初めの方でペーラーデニヤ大学を案内してくれた若者は何か話したいようだったので、誘うとドンドン話し始める。彼はスリランカの東大、ペーラーデニヤ大学でも最も優秀な学生の一人だそうで、将来は大学で教えることも考えている。非常に発言に自信を持っていて、はっきりものを言う。これも大事なことだ。
スリランカで今最大の問題の一つはイスラム教徒の増加。これは他のアジア諸国でも顕著であり、問題視している点だが、スリランカでは具体的に、中東からの資金投下でイスラム系が商業を握り、シンハラ人の女性を雇っている点。イスラムでは4人まで奥さんが持てること、内戦でシンハラ人の若者(男性)が少ないことから、シンハラ女性をイスラム化していく作戦らしい。

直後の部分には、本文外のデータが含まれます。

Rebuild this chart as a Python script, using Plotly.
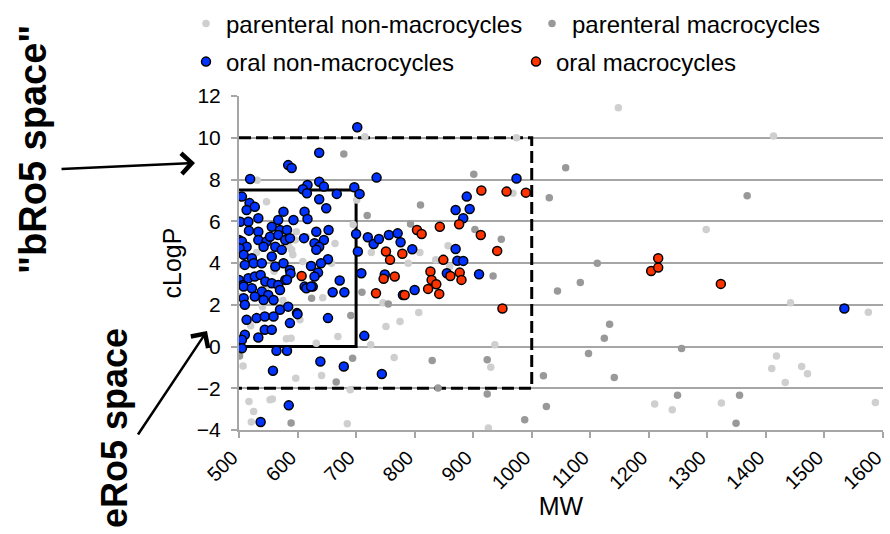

またシンハラ女性に高学歴者が多く、こちらは結婚相手としてふさわしい男性が見付からない。結果として、シンハラの子供が減り、イスラム+混血の子が増加していくことになる。中東を中心としたイスラム世界はスリランカを支配下に置くつもりだ、との危惧は絶えない。
今の日本で、自国の問題点を的確に把握し、それにいかに対処するかを真剣に考えている若者はどのくらいいるのだろうか。若いお坊さんとの対話はかなり刺激的であった。
シーリギリヤ
ダンブッラから30分ほど、かなり良い舗装道路を行くと、シーリギリヤへ着く。ここにはシーリギリヤロック、と呼ばれる岩山があり、一大観光地となっている。遠くからでも絶壁と見える岩山に壁画を描き、あまつさえ、そこに王宮を建てて住んだ王がいたというから驚きだ。
先ずは先程に凝りて、チケット売り場を探す。入場口には相変わらずチェックポイントの文字しかなく、チケット売り場を示す何の手掛かりもなかった。聞かなければ何も分からない仕組みだ。数百メートル向こうに歩くとようやくチケットオフィスがある。しかしここのチケット、何と30ドルもする。ちょっとしたゲストハウスに泊まっても20ドル、それなりのレストランで食事をしても10ドルかからない国で、30ドルとはいくらなんでも取り過ぎではないか。勿論外国人だけが支払う。
こんなことをしていては、スリランカに来たくないと思う観光客も増えるのではないだろうか。少なくとも私はもう観光地へは行きなくない。ただ反対にスリランカの立場に立つと、産業があまりなく、観光に頼りながら国を発展させていくためには致し方ない手段だとも言える。それとしても、係員に愛想が無く、これだけ払ってもまだガイドを別に雇わなければならないシステムは改善すべきであろう。
シーギリヤロックは予想以上に険しかった。水路や水の広場を通過すると、急な階段が続き、洞窟が見える。洞窟寺院の跡であろう。観光客でも高齢者はかなり難儀しており、若者は汗だくとなる。20分ぐらい歩いてようやく山の中腹に出る。そこからは下が一望でき眺めが良い。
そしてそこにチケットのチェックがあった。何でこんな所に、と言っても仕方がない。その上には金網で守られた螺旋階段があり、上にはフレスコ画があるとのことだったが、高所恐怖症の私はこの辺から既に気分はパス。一人ミラーウオールという回廊を抜ける。そして岩肌にくっついて作られた鉄の通路。この辺はもう限界。更には頂上へ上るとても急な階段。信じられないほどに高い所へ上って行くようで、断念。そこから下へ降りた。
後は会議堂跡、ブッダの玉座があったというアサナ礼拝堂を通り、私のシーリギリヤは終了した。残念ながら30ドルの元を取り戻すには遠く及ばず。駐車場脇にはレストランや土産物屋があったが、ジュース1杯、250ルピーという表示を見て直ぐに退散した。ここはなんでも高いのだ。
ランチはスマが用意してくれたお弁当。私にはパンと卵、運転手にはチキンカレーだった。実にすばらしい心遣いだ。この付近の食べ物が異常に高いことを知っての行動だろう。道路沿いの売店でスプライトを買っても街の2倍はした。あまりお金のことばかり書きたくないが、正直こういう場所が一番苦手だ。